GASB Pension Standards Won't Immediately Affect Credit: S&P

The Governmental Accounting Standards Board's proposed changes in public pension accounting and reporting standards, if adopted, will not have immediate credit implications, but probably would make the reporting of year-to-year unfunded pension liabilities more volatile, Standard & Poor's will say in a report Wednesday.

The report also is expected to warn that it could become more difficult to track pension-funding progress if GASB standards no longer require disclosure of a government's actuarially determined annual required contribution, or ARC.

A draft of the six-page report on GASB's "preliminary views" on public pension standards notes that the accounting standards-setter would no longer allow multiyear smoothing of pension-fund asset valuations in certain circumstances. Instead, the standards would require states and localities to immediately report pension investment gains or losses that deviate in excess of 15% from the actuarially assumed rate of return.

Though this could lead to volatility in pension reporting during periods of large market swings, the proposed standards would only affect pension reporting within financial statements, the rating agency noted. GASB's proposals would not necessarily affect the contributions that states and localities must make to their pensions.

"If governments eventually moved from current annual pension-funding requirements, based on actuarial asset smoothing, to the potentially new [generally accepted accounting principles] reporting requirements as outlined in GASB's preliminary views, it could lead to higher annual pension contributions in certain years with big market losses," wrote David Hitchcock, a senior director, and Sherman Myers, a director, who both worked on the report.

For many pensions, there is a big difference between unfunded pension liabilities calculated on an actuarial smoothing method and unfunded liabilities calculated using the current market value of the pension assets, they said.

For instance, New Jersey's Public Employees Retirement System reported a pension-funding ratio of assets to liabilities of 56.5% as of June 30, 2009, based on the actuarial value of assets, while on a market value basis, the ratio decreased to 42.1%, according to the rating agency report.

Under the preliminary proposed standards, GASB is calling for several fundamental changes to pension reporting. In particular, GASB would require the unfunded portion of a retirement plan to be included in the financial statement and to constitute a liability.

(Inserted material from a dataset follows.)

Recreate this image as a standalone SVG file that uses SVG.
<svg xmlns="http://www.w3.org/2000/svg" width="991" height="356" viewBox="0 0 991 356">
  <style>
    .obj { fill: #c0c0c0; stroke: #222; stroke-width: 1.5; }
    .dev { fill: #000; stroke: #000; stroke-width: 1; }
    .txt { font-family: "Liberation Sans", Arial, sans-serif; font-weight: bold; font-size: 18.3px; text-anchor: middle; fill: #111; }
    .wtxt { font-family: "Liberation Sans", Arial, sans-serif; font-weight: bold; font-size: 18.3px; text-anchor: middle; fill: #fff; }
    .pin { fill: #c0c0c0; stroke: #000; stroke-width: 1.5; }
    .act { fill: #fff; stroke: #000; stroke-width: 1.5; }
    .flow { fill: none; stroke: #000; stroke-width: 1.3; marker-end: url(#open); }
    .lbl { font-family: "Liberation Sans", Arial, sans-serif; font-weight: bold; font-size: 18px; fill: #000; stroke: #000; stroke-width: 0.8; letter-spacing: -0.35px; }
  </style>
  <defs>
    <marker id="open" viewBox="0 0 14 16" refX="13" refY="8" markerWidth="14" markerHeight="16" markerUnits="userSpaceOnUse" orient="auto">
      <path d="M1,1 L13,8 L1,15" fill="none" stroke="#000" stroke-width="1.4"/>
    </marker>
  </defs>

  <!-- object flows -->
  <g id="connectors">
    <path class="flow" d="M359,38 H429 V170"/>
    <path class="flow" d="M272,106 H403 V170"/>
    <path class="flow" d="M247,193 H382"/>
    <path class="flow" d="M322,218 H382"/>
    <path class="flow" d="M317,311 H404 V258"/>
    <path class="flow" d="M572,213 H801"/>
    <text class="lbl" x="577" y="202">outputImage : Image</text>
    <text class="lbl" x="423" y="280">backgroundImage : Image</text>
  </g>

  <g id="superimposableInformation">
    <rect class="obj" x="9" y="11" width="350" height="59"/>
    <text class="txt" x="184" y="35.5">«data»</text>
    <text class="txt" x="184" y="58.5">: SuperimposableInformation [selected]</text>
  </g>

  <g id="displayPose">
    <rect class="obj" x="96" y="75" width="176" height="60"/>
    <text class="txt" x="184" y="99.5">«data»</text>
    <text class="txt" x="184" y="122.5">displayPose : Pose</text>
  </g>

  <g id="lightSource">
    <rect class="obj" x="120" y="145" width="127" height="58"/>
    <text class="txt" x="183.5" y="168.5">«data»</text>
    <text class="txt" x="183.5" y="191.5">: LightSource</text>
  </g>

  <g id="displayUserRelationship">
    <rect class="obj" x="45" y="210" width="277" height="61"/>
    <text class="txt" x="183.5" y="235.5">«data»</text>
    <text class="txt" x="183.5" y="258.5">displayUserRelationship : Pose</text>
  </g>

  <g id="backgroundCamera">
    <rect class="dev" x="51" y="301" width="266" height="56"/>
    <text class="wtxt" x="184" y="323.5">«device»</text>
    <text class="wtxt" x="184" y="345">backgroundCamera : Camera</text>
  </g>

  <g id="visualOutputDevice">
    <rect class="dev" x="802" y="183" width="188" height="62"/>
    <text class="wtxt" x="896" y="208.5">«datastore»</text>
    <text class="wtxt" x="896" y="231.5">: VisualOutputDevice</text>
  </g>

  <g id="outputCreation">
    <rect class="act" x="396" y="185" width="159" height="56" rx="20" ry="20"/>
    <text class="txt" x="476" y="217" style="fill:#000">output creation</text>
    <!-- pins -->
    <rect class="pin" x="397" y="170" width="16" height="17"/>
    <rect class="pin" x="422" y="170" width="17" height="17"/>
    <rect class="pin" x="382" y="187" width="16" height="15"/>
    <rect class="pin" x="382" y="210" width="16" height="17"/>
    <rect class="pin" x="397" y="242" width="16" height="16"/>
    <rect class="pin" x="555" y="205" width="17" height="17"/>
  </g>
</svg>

Currently, many governments disclose pension information in the financial statement footnotes, but generally only report the amount of contributions they are actuarially required to make during a given year, as well as what they actually paid. The report urges GASB to clarify that ARCs should continue to be reported or else it may be more "difficult to determine a municipality's progress toward adequately funding its pension system on an annual basis."

Though GASB has not said if it will require the unfunded liability to be reported on the balance sheet or in the footnotes of financial statements, Standard & Poor's said it essentially does not matter for credit rating purposes because the rating agency "already evaluates a government's pension funding status as part of its general obligation rating criteria."

Meanwhile, GASB is proposing to alter the formula that states and localities use to convert projected pension benefit payments into present value based on an assumed "discount rate." The board is proposing a blended discount rate, if a government does not have enough assets in its plan to cover expected payments. For benefit payments that are expected to occur after the fund's assets are depleted, the government would have to use a rate based on a "high-quality municipal bond index rate."

Though the lower, "blended rate" would show a higher present value of the pension benefits and therefore a larger overall liability in the financial statement, Standard & Poor's said that this "will not often come into effect from a practical perspective," because it is unlikely governments would report that they would not have sufficient assets to make required pension contributions in the future.

GASB released the preliminary views document in June, collected comments on it and held a series of public hearings this fall. The accounting standards-setter is expected to issue a follow-up "exposure draft" proposal in the second quarter of 2011, with final accounting rules expected one year later.